Hickory, dickory, doc,
The mouse ran up the clock.
The clock struck one;
The mouse ran down.
Hickory, dickory, dock.
Probably "hickory," "dickory," and "dock" are the words for "eight," "nine," and "ten" in one of these systems (compare "hovera, dovera, dick"), while "eeny, meeny, miny, mo" mean "one, two, three, four" in another.
Hold that thought.

From the essay today:
One especially telling encounter involves a shepher named Willy Tyson, who at local country shows is celebrated for counting his flock in the ancient Cumbri dialect of Rheged, which the Victorian believed was:
perhaps the last remnant of the lost aboriginal language of [the region], passed down through an oral tradition over forty generations ...
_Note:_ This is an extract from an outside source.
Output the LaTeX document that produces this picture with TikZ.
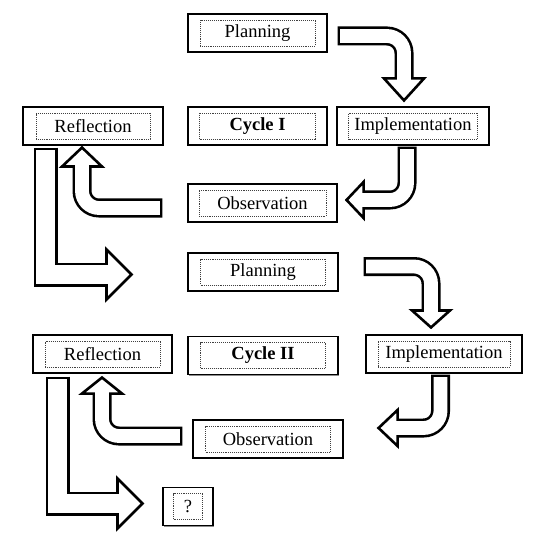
\documentclass[tikz,border=0pt]{standalone}
\usepackage{fontspec}
\setmainfont{Liberation Serif}
\usetikzlibrary{calc, shadows}

\begin{document}
\begin{tikzpicture}[x=1pt, y=-1pt,
      outer/.style={draw, line width=1.1pt, minimum height=38pt, inner sep=0pt, fill=white,
        drop shadow={shadow xshift=1.2pt, shadow yshift=-1.2pt, fill=black!45, opacity=1}},
      inner/.style={draw=black!75, densely dotted, line width=0.9pt, minimum height=26pt, inner sep=0pt,
        font=\fontsize{18.5}{22}\selectfont},
      rim/.style={draw=black, line cap=butt},
      body/.style={draw=white, line cap=butt, shorten <=2.6pt, shorten >=-3pt},
      tiphead/.style={draw=black, fill=white, line width=2.6pt, line join=miter}]
    \useasboundingbox (0,0) rectangle (544,545);
    \foreach \n/\x/\y/\ow/\iw/\t in {plan1/257.5/33/139/115/Planning, refl1/93/126/140/114/Reflection,
        cyc1/257.5/126/139/116/{\bfseries Cycle I}, impl1/413/126/152/129/Implementation,
        obs1/262.5/203/149/127/Observation, plan2/263/272/150/125/Planning,
        cyc2/263/355.5/150/125/{\bfseries Cycle II}, impl2/444/354/156/132/Implementation,
        obs2/268/439/150/125/Observation, refl2/102.5/354/139/115/Reflection, q/188/506.5/50/29/?} {
      \node[outer, minimum width=\ow pt] (\n) at (\x,\y) {};
      \node[inner, minimum width=\iw pt] (\n-in) at (\x,\y) {\t};
    }
    \coordinate (s1) at ($(plan1.east)+(10,3)$);
    \coordinate (b1) at ($(impl1.north)+(-9,-28)$);
    \coordinate (t1) at ($(impl1.north)+(-9,-6)$);
    \coordinate (s2) at ($(impl1.south)+(-6,1)$);
    \coordinate (b2) at ($(obs1.east)+(26,-3)$);
    \coordinate (t2) at ($(obs1.east)+(9,-3)$);
    \coordinate (s3) at ($(obs1.west)+(-25,5)$);
    \coordinate (b3) at ($(refl1.south)+(-11,21)$);
    \coordinate (t3) at ($(refl1.south)+(-11,2)$);
    \coordinate (s4) at ($(refl1.south)+(-47.5,2)$);
    \coordinate (b4) at ($(plan2.west)+(-81,2.5)$);
    \coordinate (t4) at ($(plan2.west)+(-56,2.5)$);
    \coordinate (s5) at ($(plan2.east)+(25,-5.5)$);
    \coordinate (b5) at ($(impl2.north)+(-13,-24)$);
    \coordinate (t5) at ($(impl2.north)+(-13,-7)$);
    \coordinate (s6) at ($(impl2.south)+(-3.5,1)$);
    \coordinate (b6) at ($(obs2.east)+(54,-11)$);
    \coordinate (t6) at ($(obs2.east)+(35,-11)$);
    \coordinate (s7) at ($(obs2.west)+(-10,-3)$);
    \coordinate (b7) at ($(refl2.south)+(-0.5,20)$);
    \coordinate (t7) at ($(refl2.south)+(-0.5,4)$);
    \coordinate (s8) at ($(refl2.south)+(-45,3)$);
    \coordinate (b8) at ($(q.west)+(-45,-3)$);
    \coordinate (t8) at ($(q.west)+(-20,-3)$);
    \foreach \i/\r/\w/\v/\h/\c in {1/-|/19/13.8/20/17, 2/|-/19/13.8/18/17, 3/-|/19/13.8/20/17,
        4/|-/24/18.8/25/0, 5/-|/19/13.8/19/17, 6/|-/19/13.8/18/17, 7/-|/19/13.8/20/17,
        8/|-/24/18.8/25/0} {
      \draw[rim, line width=\w pt, rounded corners=\c pt] (s\i) \r (b\i);
      \draw[tiphead] ($(b\i)!\h pt!90:(t\i)$) -- (t\i) -- ($(b\i)!\h pt!-90:(t\i)$) -- cycle;
      \draw[body, line width=\v pt, rounded corners=\c pt] (s\i) \r (b\i);
    }
  \end{tikzpicture}
\end{document}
"Yan, tan, tethera, methera, pimp, sethera, lethera, hovera, dovera, dick, yan-a-dick, methera, bamfit, gigot ..."
Something tells me the author of the new book missed a few of the counting words, and might have gotten a few of them wrong ("methera" as both "four" and "twelve"?). Whatever.
Wow, like the Bakken, reading never ceases to amaze me, what I might find.